- Directed by: Theodore J. Flicker
- Written by: Theodore J. Flicker Buck Henry
- Story by: Buck Henry
- Produced by: Robert Gaffney
- Starring: Tom Aldredge Joan Darling
- Cinematography: Gayne Rescher
- Edited by: John McManus William Austin (editorial consultant)
- Music by: Cy Coleman
- Production companies: Ozymandias Productions Seneca Productions
- Distributed by: Janus Films
- Release date: June 22, 1964;
- Running time: 80 minutes
- Country: United States
- Language: English

= The Troublemaker (1964 film) =

The Troublemaker is a 1964 American comedy film directed by Theodore J. Flicker and starring Tom Aldredge and Joan Darling. It premiered at the Beekman Theater in New York City on June 22, 1964. Flicker co-wrote the script with Buck Henry; both men appear as actors in the film. The humor was based on The Premise, a Greenwich Village-based comedy troupe Flicker created that he and Henry both participated in.

==Plot==
Jack Armstrong (Tom Aldredge) gives up his career as a chicken farmer to open a coffee shop in Greenwich Village.
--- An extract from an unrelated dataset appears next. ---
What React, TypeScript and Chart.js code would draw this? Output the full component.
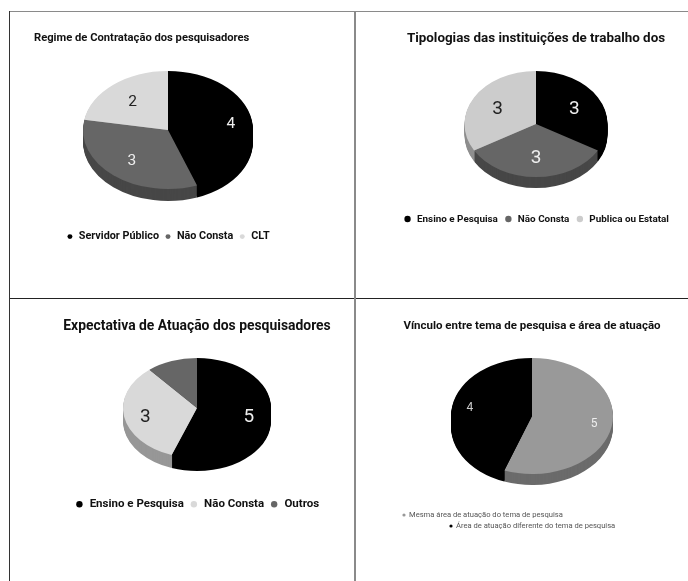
import React, { useEffect, useRef } from "react";
import { Chart, registerables } from "chart.js";

Chart.register(...registerables);

const regimeTitle = "Regime de Contratação dos pesquisadores";
const regimeLabels = ["Servidor Público", "Não Consta", "CLT"];
const regimeValues = [4, 3, 2];

const tipologiaTitle = "Tipologias das instituições de trabalho dos";
const tipologiaLabels = ["Ensino e Pesquisa", "Não Consta", "Publica ou Estatal"];
const tipologiaValues = [3, 3, 3];

const expectativaTitle = "Expectativa de Atuação dos pesquisadores";
const expectativaLabels = ["Ensino e Pesquisa", "Não Consta", "Outros"];
const expectativaValues = [5, 3, 1];

const vinculoTitle = "Vínculo entre tema de pesquisa e área de atuação";
const vinculoLabels = ["Mesma área de atuação do tema de pesquisa", "Área de atuação diferente do tema de pesquisa"];
const vinculoValues = [5, 4];

const FONT = "Roboto";

const pie3d = {
  id: "pie3d",
  beforeDatasetsDraw(chart: any, _a: any, o: any) {
    const ctx = chart.ctx;
    const meta = chart.getDatasetMeta(0);
    const ca = chart.chartArea;
    const x0 = (ca.left + ca.right) / 2;
    const y0 = (ca.top + ca.bottom) / 2;
    const k = o.ry / o.rx;
    const place = (d: number) => {
      ctx.translate(x0, o.cy + d);
      ctx.scale(1, k);
      ctx.translate(-x0, -y0);
    };
    for (let d = o.depth; d >= 1; d--) {
      ctx.save();
      place(d);
      meta.data.forEach((arc: any, i: number) => {
        const side = Object.assign(Object.create(Object.getPrototypeOf(arc)), arc);
        side.options = { ...arc.options, backgroundColor: o.sideColors[i], borderWidth: 0 };
        side.draw(ctx);
      });
      ctx.restore();
    }
    ctx.save();
    place(0);
  },
  afterDatasetsDraw(chart: any, _a: any, o: any) {
    const ctx = chart.ctx;
    ctx.restore();
    const meta = chart.getDatasetMeta(0);
    const values = chart.data.datasets[0].data;
    const ca = chart.chartArea;
    const x0 = (ca.left + ca.right) / 2;
    const k = o.ry / o.rx;
    ctx.save();
    ctx.font = `${o.labelSize}px ${FONT}`;
    ctx.textAlign = "center";
    ctx.textBaseline = "middle";
    meta.data.forEach((arc: any, i: number) => {
      if (o.labelColors[i] === null) return;
      const mid = (arc.startAngle + arc.endAngle) / 2;
      const r = arc.outerRadius * o.labelRadius[i];
      ctx.fillStyle = o.labelColors[i];
      ctx.fillText(String(values[i]), x0 + Math.cos(mid) * r, o.cy + o.labelDy + Math.sin(mid) * r * k);
    });
    if (o.rows) {
      ctx.font = `${o.rows.size}px ${FONT}`;
      ctx.textAlign = "left";
      o.rows.items.forEach((row: any, i: number) => {
        ctx.fillStyle = chart.data.datasets[0].backgroundColor[i];
        ctx.beginPath();
        ctx.arc(row.x, row.y, 1.6, 0, Math.PI * 2);
        ctx.fill();
        ctx.fillStyle = o.rows.color;
        ctx.fillText(chart.data.labels[i], row.x + 5, row.y);
      });
    }
    ctx.restore();
  },
};

function Pie({ cfg }: { cfg: any }) {
  const ref = useRef<HTMLCanvasElement>(null);
  useEffect(() => {
    const chart = new Chart(ref.current as HTMLCanvasElement, {
      type: "pie",
      data: {
        labels: cfg.labels,
        datasets: [{ data: cfg.values, backgroundColor: cfg.colors, borderWidth: 0, radius: cfg.rx }],
      },
      options: {
        responsive: false,
        animation: false,
        layout: { padding: 0 },
        plugins: {
          tooltip: { enabled: false },
          title: {
            display: true,
            text: cfg.title,
            align: cfg.titleAlign,
            color: "#111",
            padding: { top: 0, bottom: 4 },
            font: { family: FONT, size: cfg.titleSize, weight: "bold" },
          },
          legend: cfg.legendSize
            ? {
                display: true,
                position: "bottom",
                labels: {
                  usePointStyle: true,
                  pointStyle: "circle",
                  boxWidth: cfg.dot * 2,
                  boxHeight: cfg.dot,
                  padding: cfg.legendGap,
                  color: "#111",
                  font: { family: FONT, size: cfg.legendSize, weight: "bold" },
                },
              }
            : { display: false },
          pie3d: {
            rx: cfg.rx,
            ry: cfg.ry,
            cy: cfg.cy - cfg.top,
            depth: cfg.depth,
            sideColors: cfg.sideColors,
            labelColors: cfg.labelColors,
            labelSize: cfg.labelSize,
            labelRadius: cfg.labelRadius,
            labelDy: cfg.labelDy,
            rows: cfg.rows,
          },
        },
      } as any,
      plugins: [pie3d as any],
    });
    return () => chart.destroy();
  }, []);
  return (
    <canvas
      ref={ref}
      width={cfg.width}
      height={cfg.height}
      style={{ position: "absolute", left: cfg.left, top: cfg.top, width: cfg.width, height: cfg.height }}
    />
  );
}

const charts = [
  {
    title: regimeTitle, labels: regimeLabels, values: regimeValues, titleAlign: "start", titleSize: 11.2,
    colors: ["#000000", "#666666", "#d9d9d9"], sideColors: ["#000000", "#474747", "#979797"],
    labelColors: ["#eeeeee", "#eeeeee", "#222222"], labelSize: 15.5, labelRadius: [0.75, 0.66, 0.65], labelDy: 1.5,
    left: 34, top: 31, width: 268, height: 221, rx: 85, ry: 59, cy: 130, depth: 12, legendSize: 10.8, dot: 3.5, legendGap: 5.5,
  },
  {
    title: tipologiaTitle, labels: tipologiaLabels, values: tipologiaValues, titleAlign: "center", titleSize: 13.4,
    colors: ["#000000", "#666666", "#cccccc"], sideColors: ["#000000", "#474747", "#8e8e8e"],
    labelColors: ["#eeeeee", "#eeeeee", "#222222"], labelSize: 19, labelRadius: [0.62, 0.62, 0.62], labelDy: 1.5,
    left: 386, top: 31, width: 300, height: 203, rx: 71.5, ry: 53, cy: 124, depth: 11, legendSize: 9.9, dot: 4.5, legendGap: 6,
  },
  {
    title: expectativaTitle, labels: expectativaLabels, values: expectativaValues, titleAlign: "center", titleSize: 13.9,
    colors: ["#000000", "#d9d9d9", "#666666"], sideColors: ["#000000", "#979797", "#474747"],
    labelColors: ["#eeeeee", "#222222", null], labelSize: 19, labelRadius: [0.71, 0.71, 0.71], labelDy: 3.5,
    left: 47, top: 318, width: 300, height: 202, rx: 74, ry: 50, cy: 408, depth: 13, legendSize: 11.5, dot: 4.5, legendGap: 5.5,
  },
  {
    title: vinculoTitle, labels: vinculoLabels, values: vinculoValues, titleAlign: "center", titleSize: 11.5,
    colors: ["#999999", "#000000"], sideColors: ["#6b6b6b", "#000000"],
    labelColors: ["#eeeeee", "#cccccc"], labelSize: 12, labelRadius: [0.78, 0.78], labelDy: 0,
    left: 382, top: 319, width: 300, height: 240, rx: 81, ry: 58, cy: 416, depth: 11, legendSize: 0, dot: 0,
    rows: { size: 7.6, color: "#555555", items: [{ x: 22, y: 196 }, { x: 69, y: 207 }] },
  },
];

const lines = [
  { left: 9, top: 11, width: 679, height: 1, background: "#8a8a8a" },
  { left: 9, top: 298, width: 679, height: 1, background: "#222222" },
  { left: 9, top: 11, width: 1, height: 570, background: "#333333" },
  { left: 354, top: 11, width: 2, height: 570, background: "#8a8a8a" },
];

export default function App() {
  return (
    <div style={{ position: "absolute", left: 0, top: 0, width: 688, height: 581, overflow: "hidden", background: "#fff", filter: "blur(0.45px)" }}>
      {lines.map((s, i) => (
        <div key={i} style={{ position: "absolute", ...s }} />
      ))}
      {charts.map((c, i) => (
        <Pie key={i} cfg={c} />
      ))}
    </div>
  );
}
Lawyer T. R. Kingston (Buck Henry) assists Jack in his endeavor, which becomes paying protection money to Sal Kelley (James Frawley) and other city officials. Soon, Jack and T.R. find themselves in a bit too deep, and are being chased down by the officials. Jack’s girlfriend Denver (Joan Darling) joins the mix, and the trio gets into all sorts of chaos.

==Cast==

| Actor | Role |
|---|---|
| Tom Aldredge | Jack Armstrong |
| Joan Darling | Denver James |
| James Frawley | Sal Kelly / Sol Kelly / Judge Kelly |
| Theodore J. Flicker | Crime Commissioner |
| Buck Henry | T. R. Kingston |
| Godfrey Cambridge | Fire Inspector |
| Charles White | Building Inspector |
| Michael Currie | Electrical Inspector |
| Leo Lerman | Dirty Old Man |
| Al Freeman Jr. | Intern |
| China Lee | Hooker |

== The Premise ==
The Premise was an improv group originally started by Flicker in 1960, where it performed in the Premise Theater in Greenwich Village. The original members of the group were Flicker, George Segal, James Frawley, and Joan Darling - all of which, except George, made an appearance in The Troublemaker. Buck Henry joined the group later on. He discussed his experience in an interview with Bill Dana and Jenni Matz in 2005.
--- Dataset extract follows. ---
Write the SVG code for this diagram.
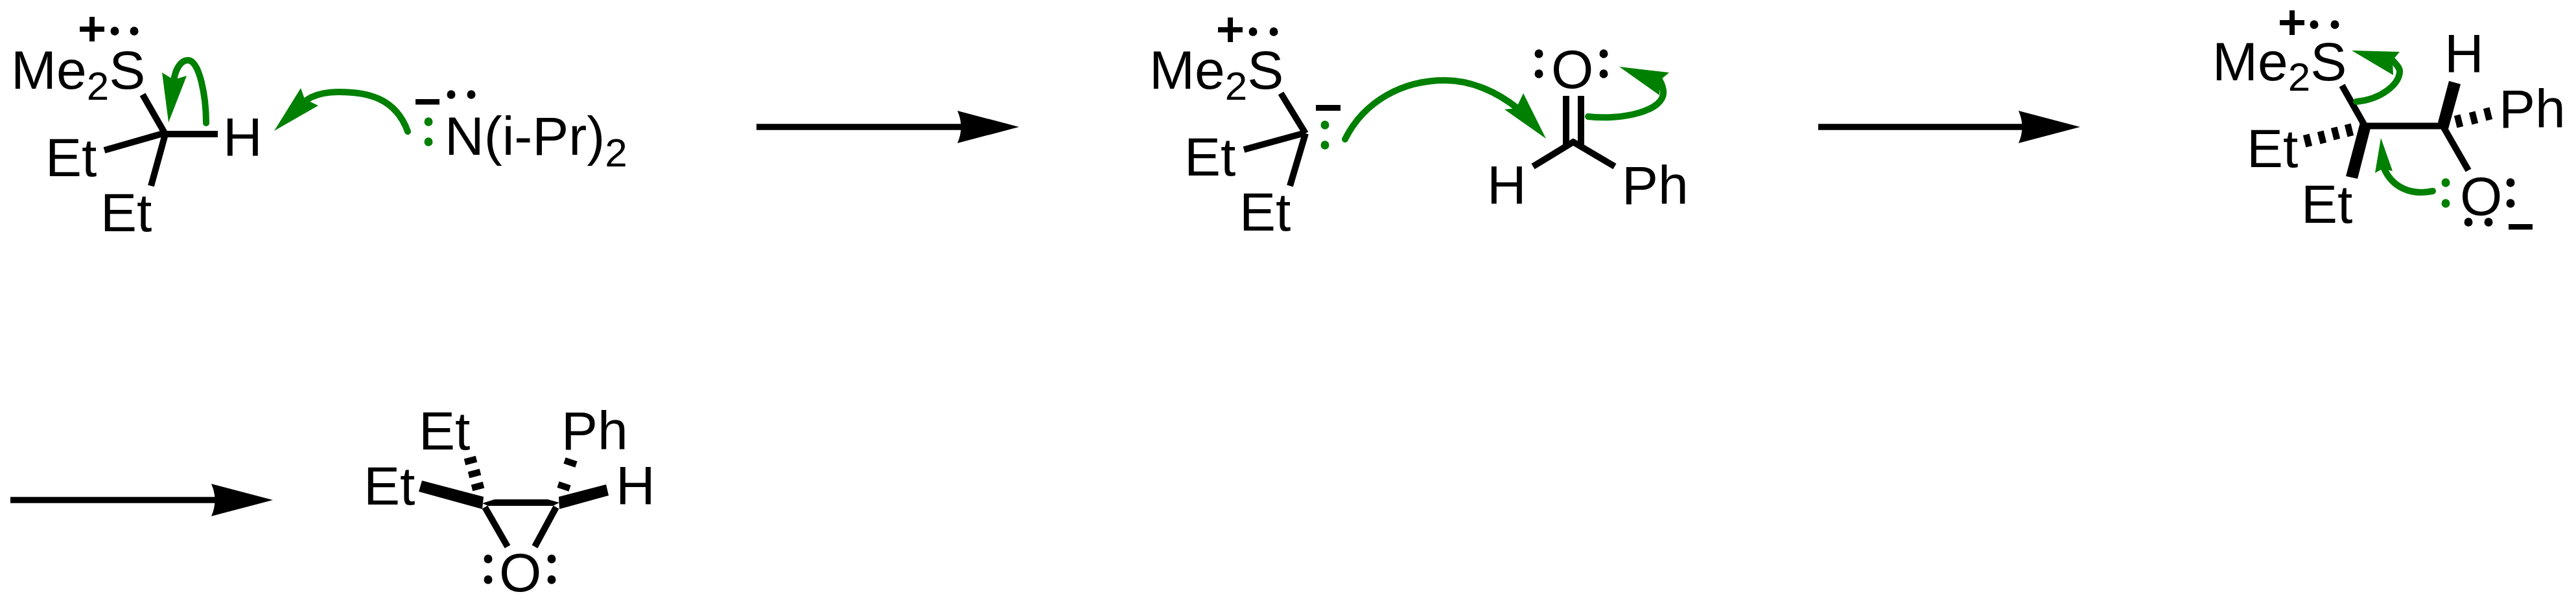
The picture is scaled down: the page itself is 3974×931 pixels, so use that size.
<svg xmlns="http://www.w3.org/2000/svg" width="3974" height="931" viewBox="0 0 3974 931">
<style>
text{font-family:"Liberation Sans",Arial,sans-serif;font-size:84px;fill:#000}
.sub{font-size:62px}
.b{stroke:#000;stroke-width:10;fill:none}
.h{stroke:#000;stroke-width:10;fill:none}
.f{fill:#000;stroke:none}
.ga{stroke:#008000;stroke-width:10;fill:none;stroke-linecap:round}
.gh{fill:#008000;stroke:none}
.rx{stroke:#000;stroke-width:9.5;fill:none}
.gd{fill:#008000}
.bd{fill:#000}
</style>
<defs>
<path id="head" d="M0,0L-95,-25Q-84,0 -95,25Z"/>
<ellipse id="dot" rx="6.5" ry="6.8"/>
<path id="plus" d="M-19,-4H-4V-19H4V-4H19V4H4V19H-4V4H-19Z"/>
</defs>
<rect width="3974" height="931" fill="#fff"/>
<g id="connectors">
<path class="rx" d="M1167,196H1489"/><use href="#head" x="1572" y="196"/>
<path class="rx" d="M2805,196H3127"/><use href="#head" x="3209" y="196"/>
<path class="rx" d="M16,772H338"/><use href="#head" x="421" y="772"/>
</g>
<g id="sulfonium-ylide-precursor">
<text x="17" y="137">Me<tspan class="sub" dy="17">2</tspan><tspan dy="-17">S</tspan></text>
<use href="#plus" x="142" y="45"/>
<use href="#dot" x="177" y="48"/><use href="#dot" x="207" y="48"/>
<path class="b" d="M220,146L255,207M255,205L161,232M255,207L233,287M250,207H336"/>
<text x="70" y="272">Et</text>
<text x="155" y="357">Et</text>
<text x="344" y="241">H</text>
</g>
<g id="lda">
<rect x="641" y="153" width="37" height="8.500"/>
<use href="#dot" x="696" y="146"/><use href="#dot" x="727" y="146"/>
<use class="gd" href="#dot" x="661" y="188"/><use class="gd" href="#dot" x="661" y="219"/>
<text x="686" y="239">N(i-Pr)<tspan class="sub" dy="18">2</tspan></text>
</g>
<g id="ylide">
<text x="1773" y="137">Me<tspan class="sub" dy="17">2</tspan><tspan dy="-17">S</tspan></text>
<use href="#plus" x="1898" y="46"/>
<use href="#dot" x="1933" y="49"/><use href="#dot" x="1965" y="49"/>
<path class="b" d="M1976,144L2014,206M2014,205L1919,231M2014,206L1990,287"/>
<text x="1827" y="271">Et</text>
<text x="1912" y="356">Et</text>
<rect x="2030" y="162" width="38" height="9"/>
<use class="gd" href="#dot" x="2044" y="193"/><use class="gd" href="#dot" x="2044" y="224"/>
</g>
<g id="benzaldehyde">
<text x="2393" y="136">O</text>
<use href="#dot" x="2374" y="83"/><use href="#dot" x="2374" y="114"/>
<use href="#dot" x="2474" y="83"/><use href="#dot" x="2474" y="114"/>
<path class="b" d="M2416,148V226M2439,148V226M2365,257L2429,218M2491,257L2425,218"/>
<text x="2294" y="315">H</text>
<text x="2502" y="315">Ph</text>
</g>
<g id="betaine">
<text x="3413" y="124">Me<tspan class="sub" dy="16">2</tspan><tspan dy="-16">S</tspan></text>
<use href="#plus" x="3536" y="35"/>
<use href="#dot" x="3570" y="38"/><use href="#dot" x="3602" y="38"/>
<path class="b" d="M3613,132L3647,192M3646,194.500H3772M3770,197L3808,263"/>
<path class="f" d="M3641,189L3657,198L3637,276L3619,272ZM3761,189L3777,199L3796,130L3778,125Z"/>
<path class="h" d="M3621.700,191.800L3626.300,210.200M3600.700,196.800L3605.300,215.200M3579.700,202.800L3584.300,221.200M3557.700,207.800L3562.300,226.200M3790.700,177.800L3795.300,196.200M3813.700,172.800L3818.300,191.200M3835.700,166.800L3840.300,185.200"/>
<text x="3466" y="258">Et</text>
<text x="3550" y="344">Et</text>
<text x="3771" y="112">H</text>
<text x="3855" y="197">Ph</text>
<text x="3795" y="332">O</text>
<use class="gd" href="#dot" x="3773" y="282"/><use class="gd" href="#dot" x="3773" y="314"/>
<use href="#dot" x="3873" y="282"/><use href="#dot" x="3873" y="314"/>
<use href="#dot" x="3808" y="343"/><use href="#dot" x="3839" y="343"/>
<rect x="3870" y="346" width="37" height="8.500"/>
</g>
<g id="epoxide">
<text x="646" y="694">Et</text>
<text x="866" y="694">Ph</text>
<text x="561" y="779">Et</text>
<text x="950" y="779">H</text>
<path class="f" d="M651,742L646,759L744,786L746,767ZM935,748L939,765L863,786L862,767ZM744,777L763,771H845L863,776L853,781H753Z"/>
<path class="b" d="M748,783L783,844M858,783L825,844"/>
<path class="h" d="M717,713.300L735,708.700M723,733.300L741,728.700M728,753.300L746,748.700M871,711L889,717M861,748L879,754"/>
<text x="770" y="913">O</text>
<use href="#dot" x="753" y="863"/><use href="#dot" x="753" y="895"/>
<use href="#dot" x="851" y="863"/><use href="#dot" x="851" y="895"/>
</g>
<g id="electron-arrows">
<path class="ga" d="M318,190C318,150 308,93 290,93C277,93 270,110 268,125"/>
<path class="gh" d="M260,189L250,112L268,123L288,117Z"/>
<path class="ga" d="M629,203C610,150 565,142 523,142C500,142 485,146 472,155"/>
<path class="gh" d="M423,202L464,136L470,153L491,163Z"/>
<path class="ga" d="M2075,215C2105,155 2165,124 2229,124C2270,124 2310,142 2342,168"/>
<path class="gh" d="M2385,214L2350,144L2339,167L2321,169Z"/>
<path class="ga" d="M2450,180C2500,186 2570,172 2566,140C2565,132 2563,128 2560,123"/>
<path class="gh" d="M2498,103L2575,112L2562,123L2560,147Z"/>
<path class="ga" d="M3635,157C3675,153 3700,130 3702,112C3703,105 3697,100 3691,93"/>
<path class="gh" d="M3628,78L3702,80L3691,93L3692,116Z"/>
<path class="ga" d="M3753,295C3720,302 3690,290 3677,258"/>
<path class="gh" d="M3673,213L3664,267L3675,261L3691,264Z"/>
</g>
</svg>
“...basically it was what all improvisational groups do. There were audience suggestions, about, just about everything. We did set pieces and audience suggestion pieces and then we always did one act based on the news, so that it, it was kind of new and fresh or at least seemed new and fresh, ‘cause they were formulae to get at various kinds of spoofing the news. But, but, you know, and the audience would suggest a movie or a year or a, a nationality or an event of some kind and we’d act it out. But we were determined to do it…”

A performance put on by The Premise is where Bill Dana first met Buck Henry, and got him onto The Steve Allen Show in 1961.

== Production ==
This film was shot on location in the West Village and Times Square in New York City. It was produced under Ozymandias Productions and Seneca Productions, and distributed through Janus Films.
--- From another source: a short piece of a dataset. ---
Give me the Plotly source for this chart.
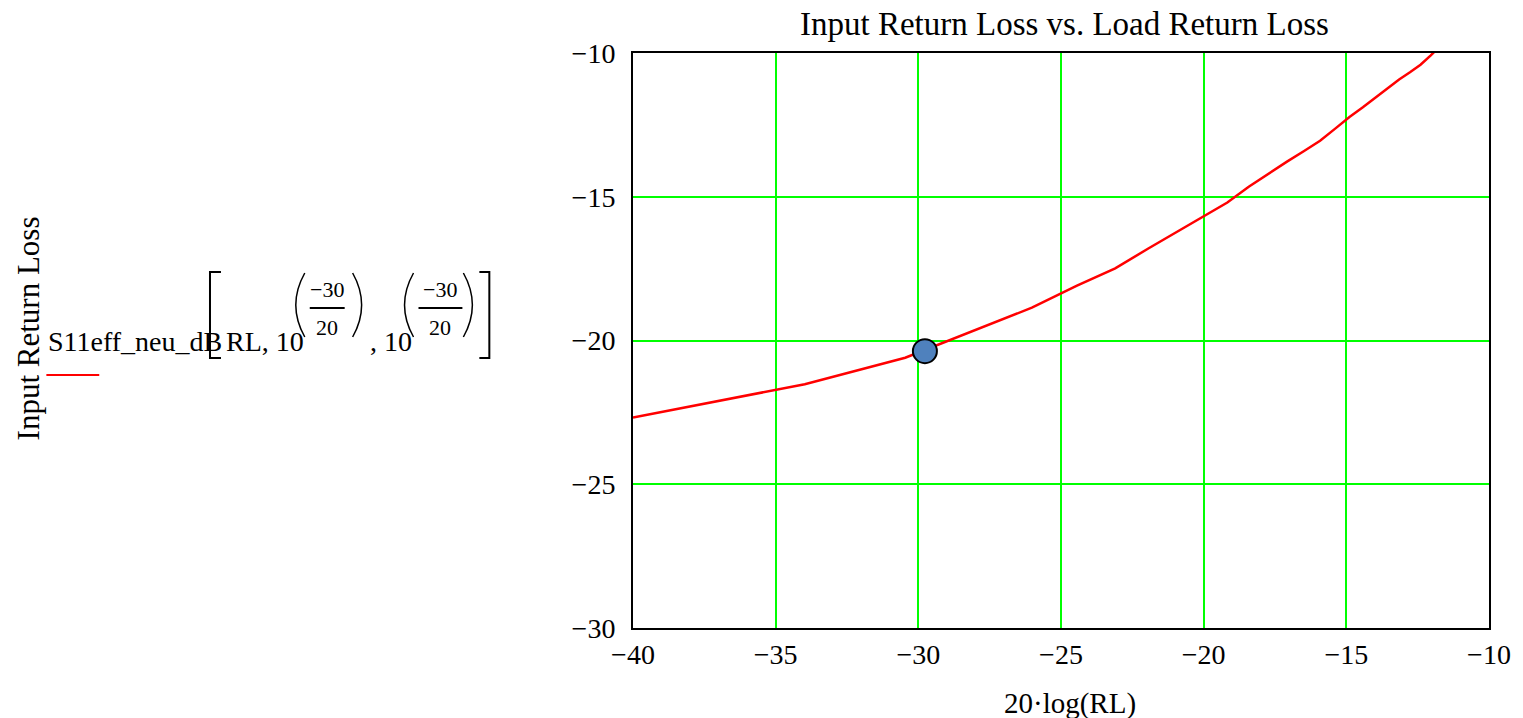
import plotly.graph_objects as go

# Load return loss (dB) and resulting input return loss (dB)
load_rl_db = [-40.0, -33.98, -30.46, -27.96, -26.02, -24.44, -23.10, -21.94,
              -20.92, -20.0, -19.17, -18.42, -17.72, -17.08, -16.48, -15.92,
              -15.39, -14.89, -14.42, -13.98, -13.56, -13.15, -12.77, -12.40,
              -12.04, -11.70]
input_rl_db = [-22.68, -21.52, -20.60, -19.63, -18.86, -18.09, -17.49, -16.80,
               -16.20, -15.67, -15.20, -14.65, -14.19, -13.78, -13.41, -13.05,
               -12.63, -12.23, -11.89, -11.55, -11.23, -10.92, -10.67, -10.41,
               -10.08, -9.75]

# Operating point
op_x = [-29.77]
op_y = [-20.37]

x_ticks = [-40, -35, -30, -25, -20, -15, -10]
y_ticks = [-30, -25, -20, -15, -10]

FONT = "Liberation Serif"
W_PX, H_PX = 1523, 718
L, R, T, B = 633, 1491, 53, 628


def px(x):
    return (x - L) / (R - L)


def py(y):
    return (B - y) / (B - T)


fig = go.Figure()
fig.add_trace(go.Scatter(x=load_rl_db, y=input_rl_db, mode="lines",
                         line=dict(color="#ff0000", width=2.5), showlegend=False))
fig.add_trace(go.Scatter(x=op_x, y=op_y, mode="markers",
                         marker=dict(size=24, color="#4f81bd",
                                     line=dict(color="#000000", width=2)),
                         showlegend=False))

ann = []


def text(t, x, y, size, xanchor="left", angle=0):
    ann.append(dict(text=t, x=px(x), y=py(y), xref="paper", yref="paper",
                    xanchor=xanchor, yanchor="middle", showarrow=False,
                    textangle=angle, font=dict(family=FONT, size=size, color="black")))


text("Input Return Loss vs. Load Return Loss", 1066, 24, 33, "center")
text("20·log(RL)", 1071, 703, 29, "center")
text("Input Return Loss", 27, 328, 31, "center", angle=-90)

# Legend expression
text("S11eff_neu_dB", 45, 341, 28)
text("RL, 10", 223, 341, 28)
text("\u221230", 326, 289, 22, "center")
text("20", 326, 327, 22, "center")
text(", 10", 367, 341, 28)
text("\u221230", 440, 289, 22, "center")
text("20", 440, 327, 22, "center")

shapes = []


def path(d_pts, color="black", width=2):
    shapes.append(dict(type="path", xref="paper", yref="paper", path=d_pts,
                       line=dict(color=color, width=width)))


def P(x, y):
    return f"{px(x):.5f},{py(y):.5f}"


# brackets
path(f"M {P(220,272)} L {P(209,272)} L {P(209,358)} L {P(220,358)}")
path(f"M {P(479,272)} L {P(489,272)} L {P(489,358)} L {P(479,358)}")
# parentheses
path(f"M {P(304,273)} Q {P(286,305)} {P(304,337)}", width=1.5)
path(f"M {P(352,273)} Q {P(370,305)} {P(352,337)}", width=1.5)
path(f"M {P(413,273)} Q {P(395,305)} {P(413,337)}", width=1.5)
path(f"M {P(463,273)} Q {P(481,305)} {P(463,337)}", width=1.5)
# fraction bars
path(f"M {P(309,308)} L {P(344,308)}")
path(f"M {P(418,308)} L {P(462,308)}")
# legend line sample
path(f"M {P(45,375)} L {P(98,375)}", color="#ff0000")

axis_common = dict(showgrid=True, gridcolor="#00ff00", gridwidth=2,
                   zeroline=False, showline=True, linecolor="black",
                   linewidth=2, mirror=True, ticks="",
                   tickfont=dict(family=FONT, size=28, color="black"))

fig.update_layout(
    width=W_PX, height=H_PX,
    margin=dict(l=L, r=W_PX - R, t=T, b=H_PX - B),
    paper_bgcolor="white", plot_bgcolor="white",
    xaxis=dict(range=[-40, -10], tickvals=x_ticks, ticklabelstandoff=0,
               **axis_common),
    yaxis=dict(range=[-30, -10], tickvals=y_ticks, ticklabelstandoff=10,
               **axis_common),
    annotations=ann, shapes=shapes,
)

fig.write_html("out.html")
The crew for this film includes Ben Berk (Assistant Director), Gayne Rescher (Director of Photography), Robert Gaffney (Producer), John McManus and William Austin (Film Editors), Cy Coleman (Music Composition and Conduction), David Moon (Art Director), Leif Pedersen (Set Decoration), Robert Maybaum (Sound), and Lewis Bushnell (Production Manager).

==Critical reception==
Bosley Crowther of The New York Times gave the film a mixed review. He applauded Flicker’s direction, but wasn’t charmed by the comedy of the film.

In a manner that bears some resemblance to intelligent reasoning some times, and at other times to the manifestation of sheer insanity, the people who made The Premise a Greenwich Village hit are trying to make a motion picture bear a reasonable resemblance to one. And the consequence of their strange endeavor is that sometimes it does, sometimes it doesn't. The Troublemaker achieves the dubious triumph of being a troublesome film.

Despite not being a fan of the storyline or the jokes, Crowther admired the professionalism of the crew, which includes Gayne Rescher’s cinematography and Cy Coleman's music for the film.

In an obituary for director Flicker, Variety called Troublemaker an “indie cult classic”.